_Short task_
Extract, in full, the lines below, beginning at the first and ending with the line that contains "import pandas as pd". Pictures do not belong in the copy.

_Data segment_
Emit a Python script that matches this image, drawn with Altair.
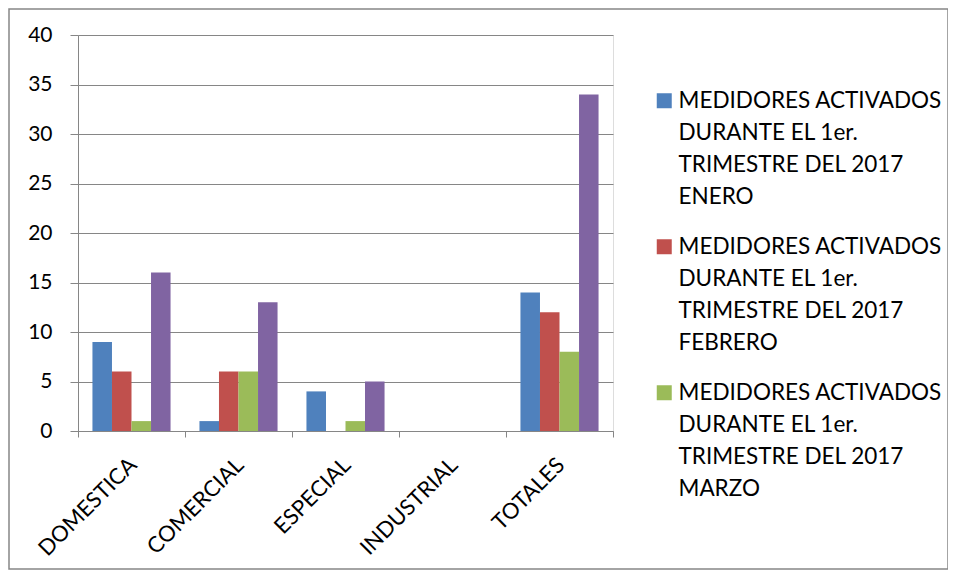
import altair as alt
import pandas as pd

categories = ["DOMESTICA", "COMERCIAL", "ESPECIAL", "INDUSTRIAL", "TOTALES"]
series = [
    "MEDIDORES ACTIVADOS\nDURANTE EL 1er.\nTRIMESTRE DEL 2017\nENERO",
    "MEDIDORES ACTIVADOS\nDURANTE EL 1er.\nTRIMESTRE DEL 2017\nFEBRERO",
    "MEDIDORES ACTIVADOS\nDURANTE EL 1er.\nTRIMESTRE DEL 2017\nMARZO",
    "TOTAL TRIMESTRE",
]
enero = [9, 1, 4, 0, 14]
febrero = [6, 6, 0, 0, 12]
marzo = [1, 6, 1, 0, 8]
total = [16, 13, 5, 0, 34]
colors = ["#4F81BD", "#C0504D", "#9BBB59", "#8064A2"]
y_ticks = [0, 5, 10, 15, 20, 25, 30, 35, 40]

rows = []
for s, vals in zip(series, [enero, febrero, marzo, total]):
    for c, v in zip(categories, vals):
        rows.append({"categoria": c, "serie": s, "valor": v})
df = pd.DataFrame(rows)

FONT = "Lato"
GRAY = "#868686"

bars = alt.Chart(df).mark_bar().encode(
    x=alt.X(
        "categoria:N",
        sort=categories,
        scale=alt.Scale(paddingInner=0, paddingOuter=0),
        axis=alt.Axis(
            title=None,
            labelAngle=-45,
            labelAlign="right",
            labelBaseline="top",
            labelFont=FONT,
            labelFontSize=22,
            labelColor="black",
            labelPadding=17,
            labelOffset=-6,
            tickBand="extent",
            tickSize=6,
            tickColor=GRAY,
            domainColor=GRAY,
            grid=False,
        ),
    ),
    xOffset=alt.XOffset(
        "serie:N", sort=series, scale=alt.Scale(paddingInner=0, paddingOuter=0.74)
    ),
    y=alt.Y(
        "valor:Q",
        scale=alt.Scale(domain=[0, 40], nice=False),
        axis=alt.Axis(
            title=None,
            values=y_ticks,
            labelFont=FONT,
            labelFontSize=21,
            labelColor="black",
            labelPadding=18,
            tickSize=8,
            tickColor=GRAY,
            domainColor=GRAY,
            gridColor=GRAY,
            grid=True,
        ),
    ),
    color=alt.Color(
        "serie:N",
        sort=series,
        scale=alt.Scale(domain=series, range=colors),
        legend=alt.Legend(
            values=series[:3],
            title=None,
            orient="none",
            legendX=575,
            legendY=62,
            labelExpr="split(datum.label, '\\n')",
            labelFont=FONT,
            labelFontSize=22.5,
            labelColor="black",
            labelLimit=0,
            labelBaseline="alphabetic",
            labelOffset=3,
            symbolType="M-1,-2H1V0H-1Z",
            symbolSize=225,
            symbolStrokeWidth=0,
            symbolOpacity=1,
            rowPadding=27,
            padding=0,
        ),
    ),
)

border = alt.Chart(pd.DataFrame({"a": [0]})).mark_rect(
    fillOpacity=0, stroke=GRAY, strokeWidth=1.5
).encode(
    x=alt.value(-69), x2=alt.value(870), y=alt.value(-26), y2=alt.value(534)
)

chart = (
    alt.layer(bars, border)
    .properties(
        width=535,
        height=396,
        autosize=alt.AutoSizeParams(type="none"),
        padding={"left": 70, "top": 27, "right": 335, "bottom": 140},
    )
    .configure_view(stroke=None)
    .configure(style={"guide-label": {"lineHeight": 32}})
)

chart.save("out.html", embed_options={"renderer": "svg", "actions": False})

_Exercise output_
Emit a Python script that matches this image, drawn with Altair.
import altair as alt
import pandas as pd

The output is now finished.